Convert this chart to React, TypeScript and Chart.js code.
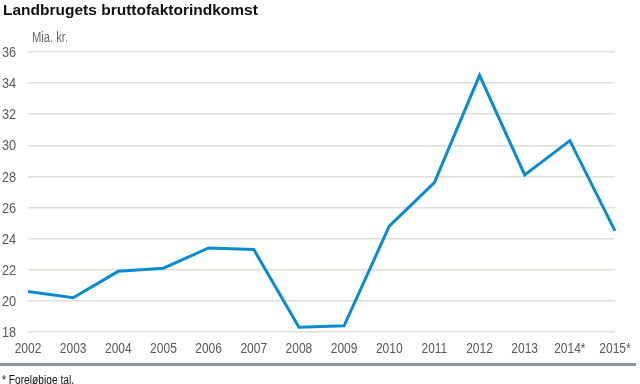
import React, { useEffect, useRef } from "react";
import { Chart, registerables } from "chart.js";

Chart.register(...registerables);

const title = "Landbrugets bruttofaktorindkomst";
const unitLabel = "Mia. kr.";
const footnote = "* Foreløbige tal.";
const years = ["2002", "2003", "2004", "2005", "2006", "2007", "2008", "2009", "2010", "2011", "2012", "2013", "2014*", "2015*"];
const income = [20.6, 20.2, 21.9, 22.1, 23.4, 23.3, 18.3, 18.4, 24.8, 27.6, 34.5, 28.1, 30.3, 24.5];
const yMin = 18;
const yMax = 36;
const yStep = 2;

const FONT = "'Liberation Sans', Arial, sans-serif";
const SQUEEZE = 0.8;

const condensedTicks = {
  id: "condensedTicks",
  afterDraw(chart: any) {
    const ctx = chart.ctx;
    ctx.save();
    ctx.font = `15px ${FONT}`;
    ctx.fillStyle = "#585858";
    const xs = chart.scales.x;
    ctx.textAlign = "center";
    ctx.textBaseline = "middle";
    xs.ticks.forEach((t: any, i: number) => {
      const x = xs.getPixelForTick(i);
      ctx.save();
      ctx.translate(x, 349);
      ctx.scale(SQUEEZE, 1);
      ctx.fillText(String(xs.getLabelForValue(t.value)), 0, 0);
      ctx.restore();
    });
    const ys = chart.scales.y;
    ctx.textAlign = "left";
    ys.ticks.forEach((t: any) => {
      const y = ys.getPixelForValue(t.value);
      ctx.save();
      ctx.translate(2, y + 1);
      ctx.scale(SQUEEZE + 0.05, 1);
      ctx.fillText(String(t.value), 0, 0);
      ctx.restore();
    });
    ctx.restore();
  },
};

export default function App() {
  const ref = useRef<HTMLCanvasElement | null>(null);
  useEffect(() => {
    if (!ref.current) return;
    const chart = new Chart(ref.current, {
      type: "line",
      data: {
        labels: years,
        datasets: [
          {
            data: income,
            borderColor: "#0a8bd0",
            borderWidth: 3,
            pointRadius: 0,
            tension: 0,
            fill: false,
          },
        ],
      },
      options: {
        responsive: false,
        animation: false,
        layout: { padding: { left: 2, right: 25, top: 52, bottom: 22 } },
        plugins: { legend: { display: false }, tooltip: { enabled: false } },
        scales: {
          x: {
            offset: false,
            grid: { display: false, drawTicks: false },
            border: { display: false },
            ticks: { display: false, autoSkip: false },
            afterFit: (s: any) => { s.height = 30; },
          },
          y: {
            min: yMin,
            max: yMax,
            grid: { color: "#dfddd6", lineWidth: 1.5, drawTicks: false },
            border: { display: false },
            ticks: { stepSize: yStep, display: false },
            afterFit: (s: any) => { s.width = 26; },
          },
        },
      },
      plugins: [condensedTicks],
    });
    return () => chart.destroy();
  }, []);

  return (
    <div style={{ position: "fixed", left: 0, top: 0, width: 640, height: 384, background: "#fff", overflow: "hidden" }}>
      <canvas ref={ref} width={640} height={384} style={{ position: "absolute", left: 0, top: 0 }} />
      <div style={{ position: "absolute", left: 3, top: 1, fontFamily: FONT, fontWeight: "bold", fontSize: 15.5, color: "#111", whiteSpace: "nowrap" }}>{title}</div>
      <div style={{ position: "absolute", left: 32, top: 29, fontFamily: FONT, fontSize: 14, color: "#666", whiteSpace: "nowrap", transform: "scaleX(0.8)", transformOrigin: "left top" }}>{unitLabel}</div>
      <div style={{ position: "absolute", left: 0, top: 363, width: 636, height: 3, background: "#8b969c" }} />
      <div style={{ position: "absolute", left: 2, top: 373, fontFamily: FONT, fontSize: 12, color: "#111", whiteSpace: "nowrap", transform: "scaleX(0.85)", transformOrigin: "left top" }}>{footnote}</div>
    </div>
  );
}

Challenge:
Take the material above from its first line through the line holding "const SQUEEZE = 0.8;" and set it down exactly, without the pictures.

Output below:
Convert this chart to React, TypeScript and Chart.js code.
import React, { useEffect, useRef } from "react";
import { Chart, registerables } from "chart.js";

Chart.register(...registerables);

const title = "Landbrugets bruttofaktorindkomst";
const unitLabel = "Mia. kr.";
const footnote = "* Foreløbige tal.";
const years = ["2002", "2003", "2004", "2005", "2006", "2007", "2008", "2009", "2010", "2011", "2012", "2013", "2014*", "2015*"];
const income = [20.6, 20.2, 21.9, 22.1, 23.4, 23.3, 18.3, 18.4, 24.8, 27.6, 34.5, 28.1, 30.3, 24.5];
const yMin = 18;
const yMax = 36;
const yStep = 2;

const FONT = "'Liberation Sans', Arial, sans-serif";
const SQUEEZE = 0.8;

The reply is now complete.